Exception in thread "main" java.lang.IllegalStateException: Mismatched shapes (shape = [64, 50], column vector shape =[64, 27])
	at org.nd4j.linalg.api.ndarray.BaseNDArray.doColumnWise(BaseNDArray.java:2368)
	at org.nd4j.linalg.api.ndarray.BaseNDArray.muliColumnVector(BaseNDArray.java:2788)
	at org.deeplearning4j.nn.layers.AbstractLayer.applyMask(AbstractLayer.java:252)
	at org.deeplearning4j.nn.layers.BaseLayer.preOutputWithPreNorm(BaseLayer.java:331)
	at org.deeplearning4j.nn.layers.BaseLayer.preOutput(BaseLayer.java:291)
	at org.deeplearning4j.nn.layers.BaseLayer.activate(BaseLayer.java:339)
	at org.deeplearning4j.nn.layers.AbstractLayer.activate(AbstractLayer.java:258)
	at org.deeplearning4j.nn.multilayer.MultiLayerNetwork.ffToLayerActivationsInWs(MultiLayerNetwork.java:1134)
	at org.deeplearning4j.nn.multilayer.MultiLayerNetwork.computeGradientAndScore(MultiLayerNetwork.java:2746)
	at org.deeplearning4j.nn.multilayer.MultiLayerNetwork.computeGradientAndScore(MultiLayerNetwork.java:2704)
	at org.deeplearning4j.optimize.solvers.BaseOptimizer.gradientAndScore(BaseOptimizer.java:170)
	at org.deeplearning4j.optimize.solvers.StochasticGradientDescent.optimize(StochasticGradientDescent.java:63)
	at org.deeplearning4j.optimize.Solver.optimize(Solver.java:52)
	at org.deeplearning4j.nn.multilayer.MultiLayerNetwork.fitHelper(MultiLayerNetwork.java:1715)
	at org.deeplearning4j.nn.multilayer.MultiLayerNetwork.fit(MultiLayerNetwork.java:1636)
	at org.deeplearning4j.nn.multilayer.MultiLayerNetwork.fit(MultiLayerNetwork.java:1623)
	at CAMSTAMUnsupervised.main(CAMSTAMUnsupervised.java:91)

The 27 are my columns, so that makes sense.
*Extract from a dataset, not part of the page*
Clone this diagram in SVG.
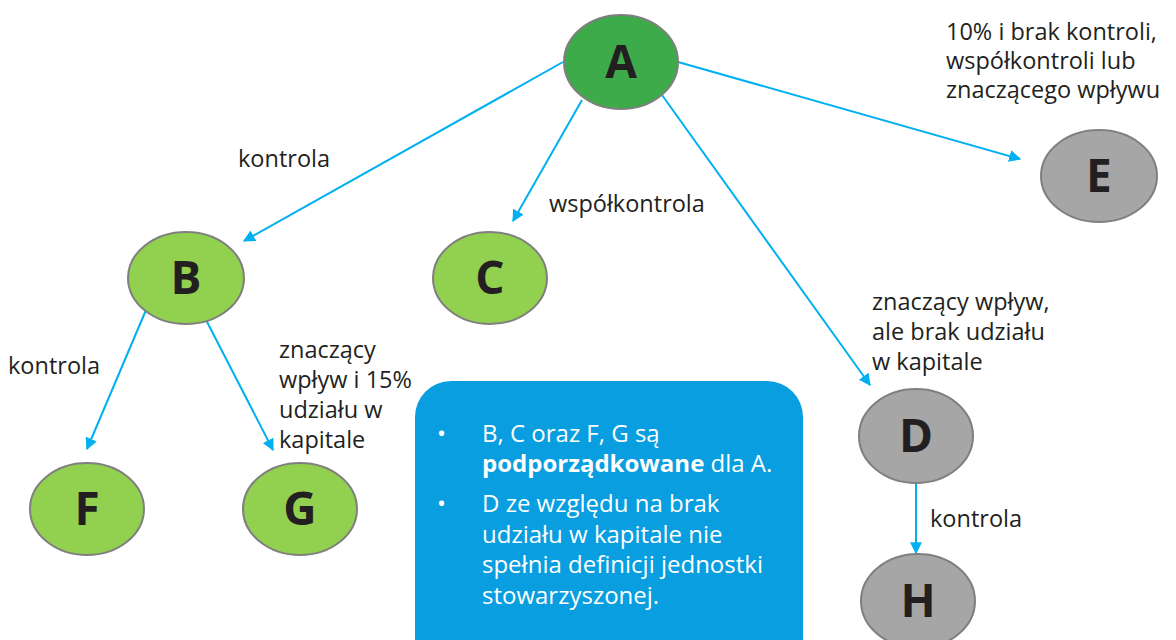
<svg xmlns="http://www.w3.org/2000/svg" width="1176" height="640" viewBox="0 0 1176 640">
<defs>
<style>
.node{stroke:#7f7f7f;stroke-width:2}
.dg{fill:#3dab4a}
.lg{fill:#92d050}
.gr{fill:#a6a6a6}
.let{font-family:"Open Sans","Noto Sans",sans-serif;font-weight:bold;font-size:46px;fill:#231f20;text-anchor:middle}
.lbl{font-family:"Open Sans","Noto Sans",sans-serif;font-size:23.5px;fill:#231f20}
.box{font-family:"Open Sans","Noto Sans",sans-serif;font-size:24px;fill:#ffffff}
.conn{stroke:#00b0f0;stroke-width:2;fill:none;marker-end:url(#arr)}
</style>
<marker id="arr" viewBox="0 0 10 10" refX="9" refY="5" markerWidth="6" markerHeight="6" markerUnits="strokeWidth" orient="auto">
<path d="M0,0 L10,5 L0,10 z" fill="#00b0f0"/>
</marker>
</defs>
<rect width="1176" height="640" fill="#ffffff"/>
<g id="connectors">
<line class="conn" x1="563" y1="62" x2="244" y2="241"/>
<line class="conn" x1="582" y1="100" x2="513" y2="221"/>
<line class="conn" x1="662" y1="95" x2="870" y2="385"/>
<line class="conn" x1="678" y1="62" x2="1020" y2="159"/>
<line class="conn" x1="146" y1="310" x2="87" y2="449"/>
<line class="conn" x1="204" y1="316" x2="273" y2="450"/>
<line class="conn" x1="916" y1="484" x2="916" y2="553"/>
</g>
<g id="node-A"><ellipse class="node dg" cx="621" cy="62" rx="57" ry="47"/><text class="let" x="621" y="78">A</text></g>
<g id="node-B"><ellipse class="node lg" cx="186" cy="278" rx="58" ry="46"/><text class="let" x="186" y="294">B</text></g>
<g id="node-C"><ellipse class="node lg" cx="490" cy="278" rx="57" ry="46"/><text class="let" x="490" y="294">C</text></g>
<g id="node-E"><ellipse class="node gr" cx="1099" cy="176" rx="58" ry="46"/><text class="let" x="1099" y="192">E</text></g>
<g id="node-D"><ellipse class="node gr" cx="916" cy="436" rx="57" ry="47"/><text class="let" x="916" y="452">D</text></g>
<g id="node-H"><ellipse class="node gr" cx="918" cy="601" rx="57" ry="47"/><text class="let" x="918" y="617">H</text></g>
<g id="node-F"><ellipse class="node lg" cx="87" cy="509" rx="57" ry="46"/><text class="let" x="87" y="525">F</text></g>
<g id="node-G"><ellipse class="node lg" cx="300" cy="509" rx="57" ry="46"/><text class="let" x="300" y="525">G</text></g>
<g id="labels">
<text class="lbl" x="238" y="167">kontrola</text>
<text class="lbl" x="549" y="212">współkontrola</text>
<text class="lbl" x="946" y="40">10% i brak kontroli,</text>
<text class="lbl" x="946" y="69">współkontroli lub</text>
<text class="lbl" x="946" y="98">znaczącego wpływu</text>
<text class="lbl" x="872" y="310">znaczący wpływ,</text>
<text class="lbl" x="872" y="340">ale brak udziału</text>
<text class="lbl" x="872" y="370">w kapitale</text>
<text class="lbl" x="8" y="374">kontrola</text>
<text class="lbl" x="279" y="358">znaczący</text>
<text class="lbl" x="279" y="388">wpływ i 15%</text>
<text class="lbl" x="279" y="418">udziału w</text>
<text class="lbl" x="279" y="448">kapitale</text>
<text class="lbl" x="930" y="527">kontrola</text>
</g>
<g id="note">
<rect x="415" y="381" width="388" height="300" rx="36" ry="36" fill="#089ee0"/>
<text class="box" x="437" y="442">•</text>
<text class="box" x="482" y="442">B, C oraz F, G są</text>
<text class="box" x="482" y="472"><tspan font-weight="bold">podporządkowane</tspan> dla A.</text>
<text class="box" x="437" y="512">•</text>
<text class="box" x="482" y="512">D ze względu na brak</text>
<text class="box" x="482" y="543">udziału w kapitale nie</text>
<text class="box" x="482" y="573">spełnia definicji jednostki</text>
<text class="box" x="482" y="604">stowarzyszonej.</text>
</g>
</svg>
The 50 correspond to the the first layer of the network. Specifically this line of code: .layer(0, new DenseLayer.Builder().nIn(inputNum).nOut(50).
I am not sure what the 64 is, maybe a batch size.

So my question is what I have misconfigured that this exception is thrown? I have tried simply to make the first layer have 27 nodes, but that generates the message: Mismatched shapes (shape = [64, 27], column vector shape =[64, 27]), which is even more confusing.

This is probably a beginner question, so thanks for your help.
Maarten

Mask is applied per example, not per input.

As you aren’t actually masking anything out, you might want to not set any masks at all.

Removing the masks indeed fixed the problem. Thanks!